Identifying patterns is an important part of working out a strategy. You may find that the day after particularly strenuous activity symptoms are worse, but the next day you are pain free. Finding the sweet spot for a comfortable level of daily activity is possibly the easiest fix.
As with most things- the sooner you can make changes the better. Most* PGP resolves at birth, but suffering can typically be reduced beforehand. Don’t wait til you’re on crutches to see your osteopath! You may prefer to see an osteopath who specialises in treating pregnant women, although PGP is not too different to other types of back pain.
Alongside treatment for the joints and muscles that act on the pelvis, your osteopath can give you advice to keep the area happy up to birth.

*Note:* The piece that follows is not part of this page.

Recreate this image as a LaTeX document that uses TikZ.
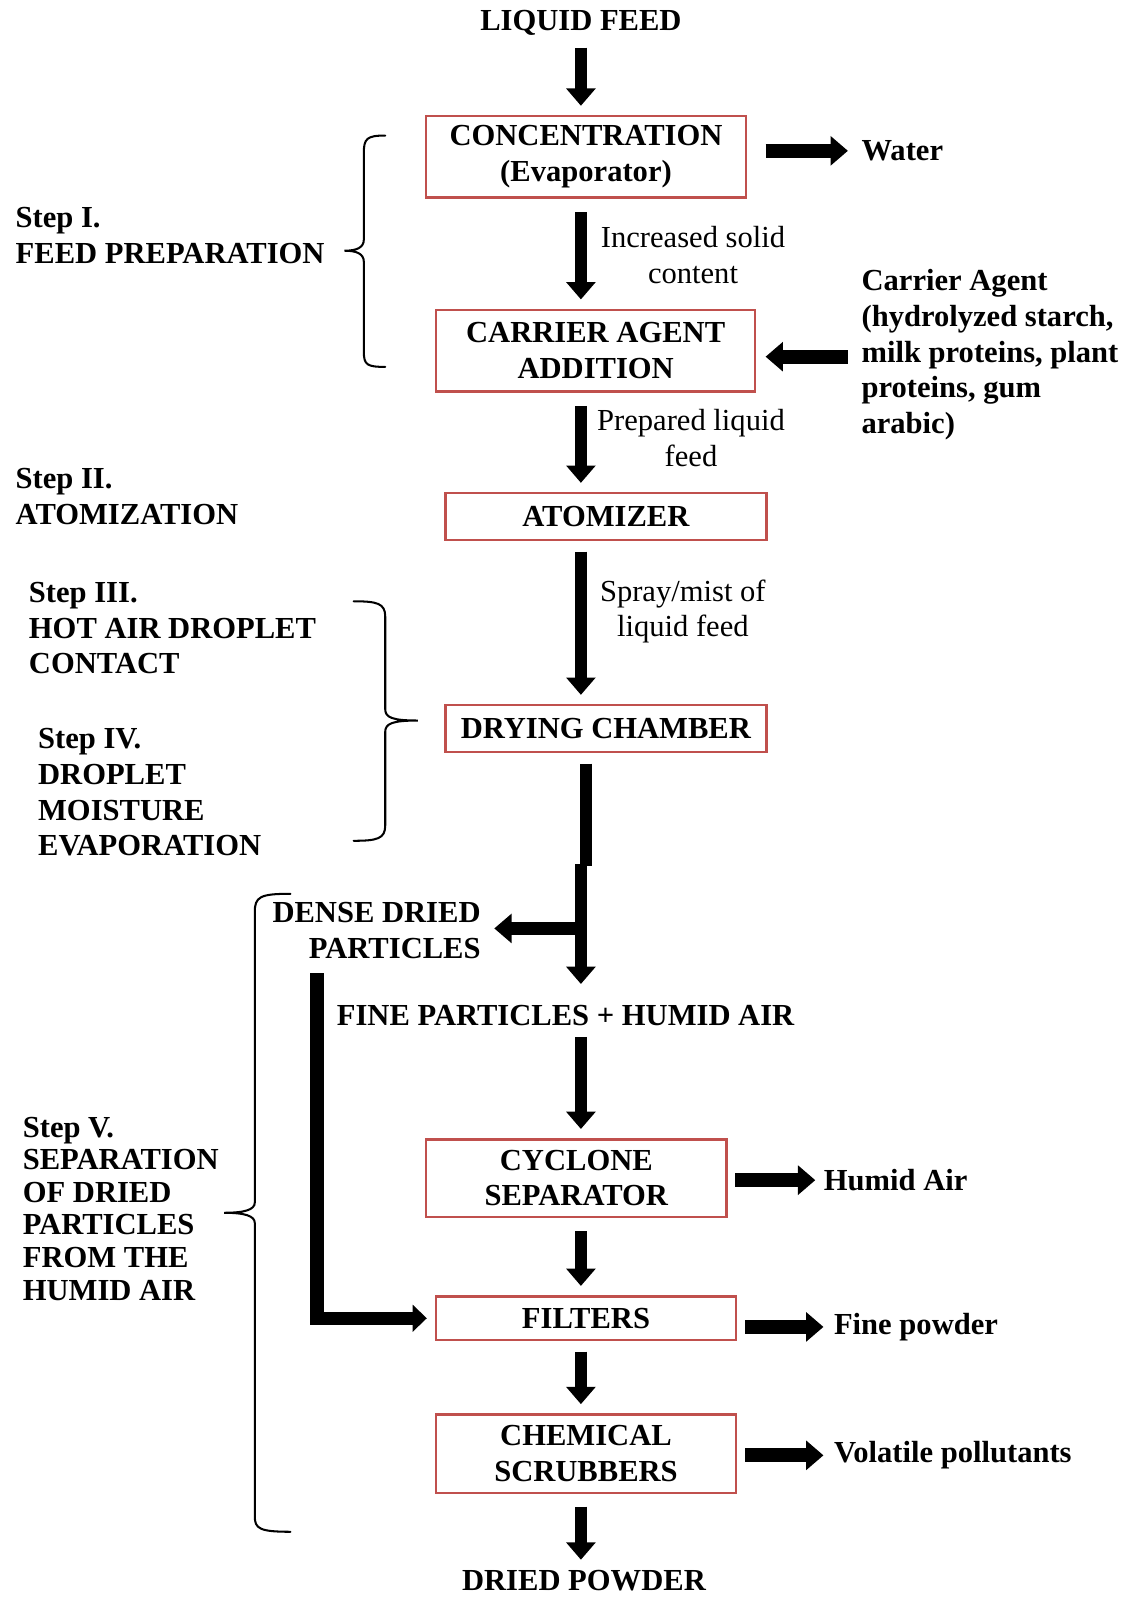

This may include specific exercises tailored to you, or more general advice on how much movement could be right for you. Ideas for adapting the way you sit, sleep, and move generally can also help. They may also recommend crutches or supports if they are things you would like to try.
Carpal Tunnel Syndrome
A nerve running down the arm and into the palm of the hand – the median nerve – is relatively vulnerable to compression at the wrist. When this happens, you may experience pain, numbness, weakness, or tingling in the hand. This is carpal tunnel syndrome, and although there are many possible causes, one common mechanism is repetitive movements involving a lot of wrist flexion: bending the wrist so the palm is closer to the forearm. This movement causes direct compression to the carpal tunnel itself, through which the nerve runs.
The carpal tunnel is found on the palmar side of the wrist and is made of the bones of the wrist deep in the hand and a set of ligaments close to the surface. As the wrist is flexed, the softer ligaments are compressed but the wrist bones stay put, meaning the tunnel and its contents are squashed. This can cause irritation to the median nerve over time. Nerves can continue to react once a stimulus is removed, so improvement may take time.
Other Potential Causes of Hand Pain
Pregnancy can increase the likelihood of a patient developing carpal tunnel syndrome as general fluid retention increases the pressure within the wrist, meaning less compression is required to affect the median nerve. Similarly, local swelling caused by trauma, or conditions like lymphoedema can add pressure to the carpal tunnel.
The symptoms can be confused with other conditions, for example Thoracic Outlet Syndrome, where a nerve is irritated on its route around the neck and shoulder. Your osteopath will be able to use hands-on testing to work out where the irritation is coming from, and therefore work out which area needs to be treated.
Osteopathic treatment may involve techniques to reduce swelling and demand, using a wrist splint overnight, or working out how to alter daily life to avoid excessive wrist flexion for a mechanical cause as described.
Pregnancy Related Cramping
Please note that this section refers only to muscular cramps- abdominal cramps should be discussed with your midwife.
Cramps are recognised as a symptom that your osteopath may be able to help with. There are times in a person’s life when cramps become more common, and pregnancy is one of these. Leg cramps tend to affect expectant mothers in the third trimester primarily, which may be down to a combination of things:
- increased water retention causing nerve irritation (as with carpal tunnel syndrome)
- increased demand on the muscles on the back of the body causing fatigue to the calf, hamstrings, glutes
It would make sense that an osteopath could help you to manage cramps associated with overworked muscles. Although we can’t change that your centre of gravity has moved, we can see if any other areas are underworking and adding to the strain. We can also give you stretches that might help either in the moment or for general management.